El título de este artículo no quiere decir lo que de sopetón uno presume: que en el país no hay leyes. Existen. Pero me parece que está lastimado el concepto de la legalidad. Porque un número impreciso de nuestros conciudadanos acatan las leyes, pero no las cumplen, de modo que actúan como si acarrearan agua en una canasta.
Y ese obrar como si el país fuera una llanura muy dilatada por la cual anduviéramos camina que te camina sin topar con un semejante, o sin ver un cartel de no eche basura, o deténgase, baje velocidad, niños en la calle; o suelte eso que no es suyo, o pague lo que debe… Ese obrar tan indiferentemente ante el orden, indica que algunos de nosotros creen vivir en un paisaje lunar donde no existe la ley porque no existe el otro.
El período especial, con sus recortes materiales y su incertidumbre, nos ha dejado una pérdida tan ancha que no resultará fácil reponerla. Lo estamos pulsando actualmente. La sociedad amplía sus espacios, reconoce derechos que hasta hace poco no integraban la legalidad. Y, sin embargo, la conciencia de la ley continúa sufriendo el desmadre del menosprecio. No pretendo llegar al extremo. No afirmo que todos estrujemos las leyes como papel inservible. Digo que los que la violan hacen más ruido que los que las respetan. La virtud suele andar en puntillas. Uno ve menos a quienes echan la basura en el recipiente. Y, en cambio, solemos notar a quienes tiran las latas de cerveza desde el balcón a la calle o al patio, y gritan en las madrugadas, y edifican un piso sobre su azotea, o se meten en casa ajena cerrada para habitarla.
Recientemente, inspectores de urbanismo llegaron al barrio, impusieron multas y obligaron a desbaratar instalaciones que la licencia de trabajo por cuenta propia no amparaba. Pero, muy cerca, dejaron garajes levantados con herramientas de rompe y raja en jardines de uso común en edificios multifamiliares. ¿Les ordenaron a estos violadores demoler o fueron anuentes y se marcharon con las manos en los bolsillos? ¿O acaso se conformaron con ver un permiso cuyo origen es también ilegal? ¿Acaso no va contra las normas urbanísticas permitir clavar en un jardín, en avenida principal, cuatro vigas en el suelo, cercarlas y tirarles por encima unas planchas de zinc para guardar un vehículo?
Son, dirán algunos, pequeñeces. Problemas de poca significación. Me sirven, sin embargo, para ilustrar cuáles son los caminos de la impunidad. Porque el mayor peligro de incumplir la ley como si fuera un hábito, es que se extienda por el cuerpo social la impunidad. ¿Sabemos qué significa la impunidad?
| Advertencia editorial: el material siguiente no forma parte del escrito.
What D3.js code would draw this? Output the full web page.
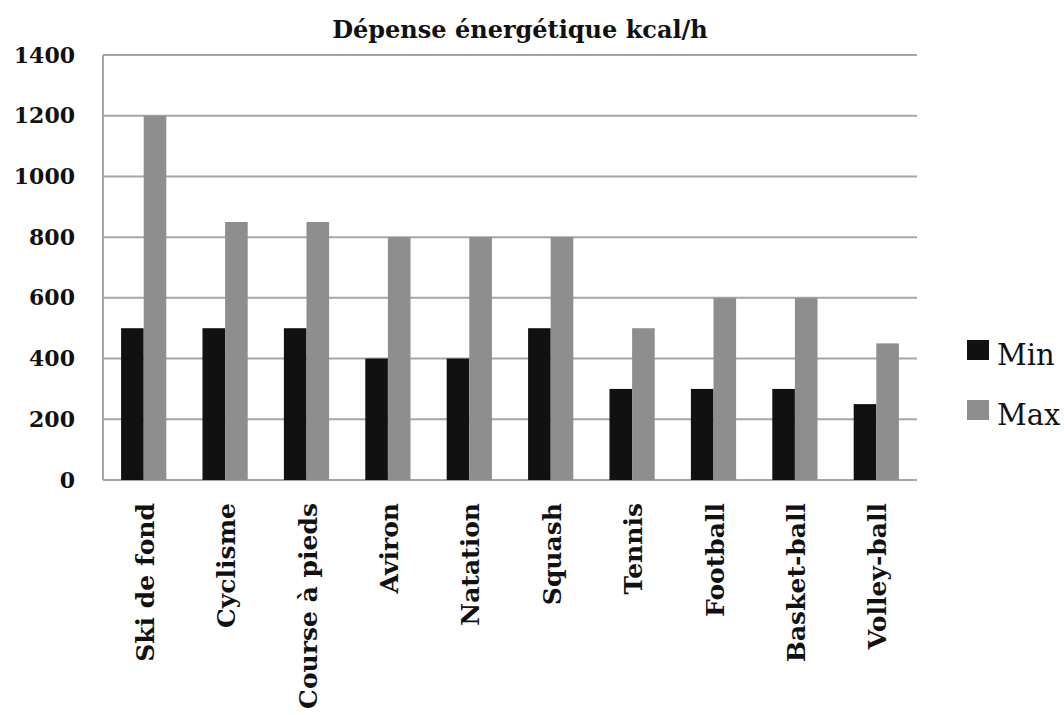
<!DOCTYPE html>
<html lang="fr">
<head>
<meta charset="utf-8">
<script src="https://cdn.jsdelivr.net/npm/d3@7"></script>
<style>
  html, body { margin: 0; padding: 0; background: #fff; }
  svg { display: block; }
</style>
</head>
<body>
<svg id="chart" width="1064" height="715"></svg>
<script>
// Energy expenditure per sport (kcal/h)
const categories = ["Ski de fond", "Cyclisme", "Course à pieds", "Aviron", "Natation",
                    "Squash", "Tennis", "Football", "Basket-ball", "Volley-ball"];
const minValues = [500, 500, 500, 400, 400, 500, 300, 300, 300, 250];
const maxValues = [1200, 850, 850, 800, 800, 800, 500, 600, 600, 450];
const seriesNames = ["Min", "Max"];
const seriesColors = ["#111111", "#8e8e8e"];
const yTicks = [0, 200, 400, 600, 800, 1000, 1200, 1400];
const title = "Dépense énergétique kcal/h";

const FONT = "'DejaVu Serif', 'Liberation Serif', serif";
const svg = d3.select("#chart");
const m = { left: 103, right: 917, top: 55, bottom: 480 };

const x = d3.scaleBand().domain(categories).range([m.left, m.right]).paddingInner(0).paddingOuter(0);
const y = d3.scaleLinear().domain([0, 1400]).range([m.bottom, m.top]);
const xSub = d3.scaleBand().domain(seriesNames).range([0, x.bandwidth()]).paddingInner(0).paddingOuter(0.8);

// Horizontal gridlines
svg.append("g")
  .selectAll("line")
  .data(yTicks)
  .join("line")
  .attr("x1", m.left).attr("x2", m.right)
  .attr("y1", d => y(d)).attr("y2", d => y(d))
  .attr("stroke", "#a6a6a6").attr("stroke-width", 2);

// Left axis line
svg.append("line")
  .attr("x1", m.left).attr("x2", m.left)
  .attr("y1", y(1400)).attr("y2", y(0))
  .attr("stroke", "#a6a6a6").attr("stroke-width", 2);

// Y tick labels
const yAxis = svg.append("g")
  .attr("transform", `translate(${m.left},0)`)
  .call(d3.axisLeft(y).tickValues(yTicks).tickFormat(d3.format("d")).tickSize(0).tickPadding(28));
yAxis.select(".domain").remove();
yAxis.selectAll("text")
  .attr("font-family", FONT).attr("font-weight", "bold")
  .attr("font-size", 22).attr("fill", "#111");

// Bars
const series = [minValues, maxValues];
const groups = svg.append("g")
  .selectAll("g")
  .data(categories)
  .join("g")
  .attr("transform", d => `translate(${x(d)},0)`);

groups.selectAll("rect")
  .data((d, i) => seriesNames.map((s, k) => ({ s, v: series[k][i], k })))
  .join("rect")
  .attr("x", d => xSub(d.s))
  .attr("width", xSub.bandwidth())
  .attr("y", d => y(d.v))
  .attr("height", d => y(0) - y(d.v))
  .attr("fill", d => seriesColors[d.k]);

// Category labels (rotated)
const xAxis = svg.append("g")
  .attr("transform", `translate(0,${m.bottom})`)
  .call(d3.axisBottom(x).tickSize(0).tickPadding(0));
xAxis.select(".domain").remove();
xAxis.selectAll("text")
  .attr("font-family", FONT).attr("font-weight", "bold")
  .attr("font-size", 25).attr("fill", "#111")
  .attr("text-anchor", "end")
  .attr("transform", "rotate(-90)")
  .attr("x", -23).attr("y", 1).attr("dy", "0.36em");

// Title
svg.append("text")
  .attr("x", 520).attr("y", 38)
  .attr("text-anchor", "middle")
  .attr("font-family", FONT).attr("font-weight", "bold")
  .attr("font-size", 24).attr("fill", "#111")
  .text(title);

// Legend
const legend = svg.append("g")
  .selectAll("g")
  .data(seriesNames)
  .join("g")
  .attr("transform", (d, i) => `translate(967,${340 + i * 60})`);
legend.append("rect")
  .attr("width", 22).attr("height", 20)
  .attr("fill", (d, i) => seriesColors[i]);
legend.append("text")
  .attr("x", 30).attr("y", 25)
  .attr("font-family", FONT)
  .attr("font-size", 29).attr("fill", "#111")
  .text(d => d);
</script>
</body>
</html>
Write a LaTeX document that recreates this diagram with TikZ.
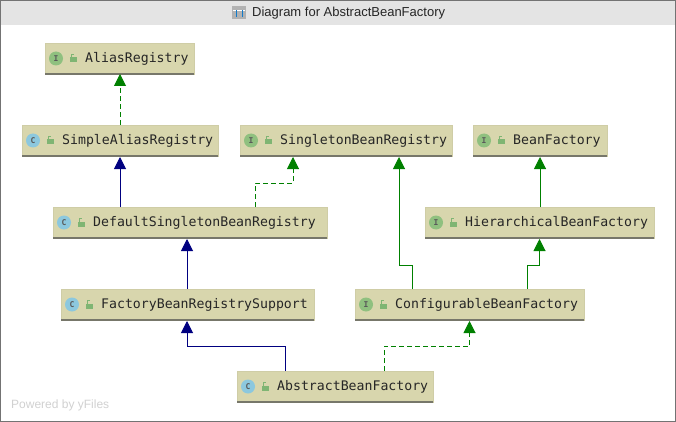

Cuando nos referimos a leyes y a violaciones no solo hemos de tener delante el delito mayor —homicidio, robo, malversación—. Y si he señalado las quebraduras más leves, más bien de orden disciplinario como respetar las normas de urbanismo, las reglas de convivencia, los valores patrimoniales, es porque la experiencia enseña que los violadores de lo aparentemente sin importancia, al permanecer impunes, inflan el pecho y se definen como «tipos» poderosos, resuélvelo todo, compradores del orden, y así van desbrozando en su percepción el atajo para llegar a conductas más dañinas.
¿Y nos damos cuenta de que el sentimiento de impunidad en unos condiciona en otros ciudadanos el sentimiento de inseguridad? Impunidad e inseguridad no pueden extenderse sin que la sociedad se crispe.
Ahora, por qué la impunidad. Ya lo dije: unos perdimos el respeto por las leyes, porque creímos que las necesidades sin resolver, los apremios materiales justificarían cualquier ardid, cualquier identidad de «bicho cubano». Pero también algunos representantes de esta o aquella institución, se permearon de los resortes del pícaro, actuaron a medias, o no actuaron, y se juntaron dos impunidades: la de cuantos actúan sin discernir las fronteras entre el bien y el mal, y la impunidad del que se cree impune para proteger la impunidad. Y tales piezas se han engarzado con la soldadura del «dejar hacer».
Hace unos meses pregunté en este diario si habría que esperar a que se actualizara la economía para empezar a rescatar los límites usurpados por la impunidad. No me ofusco. Algo se hace. Pero a veces me siento inseguro, como dejado a mi suerte, al saber que transeúntes y vecinos creen que puede no pasar nada.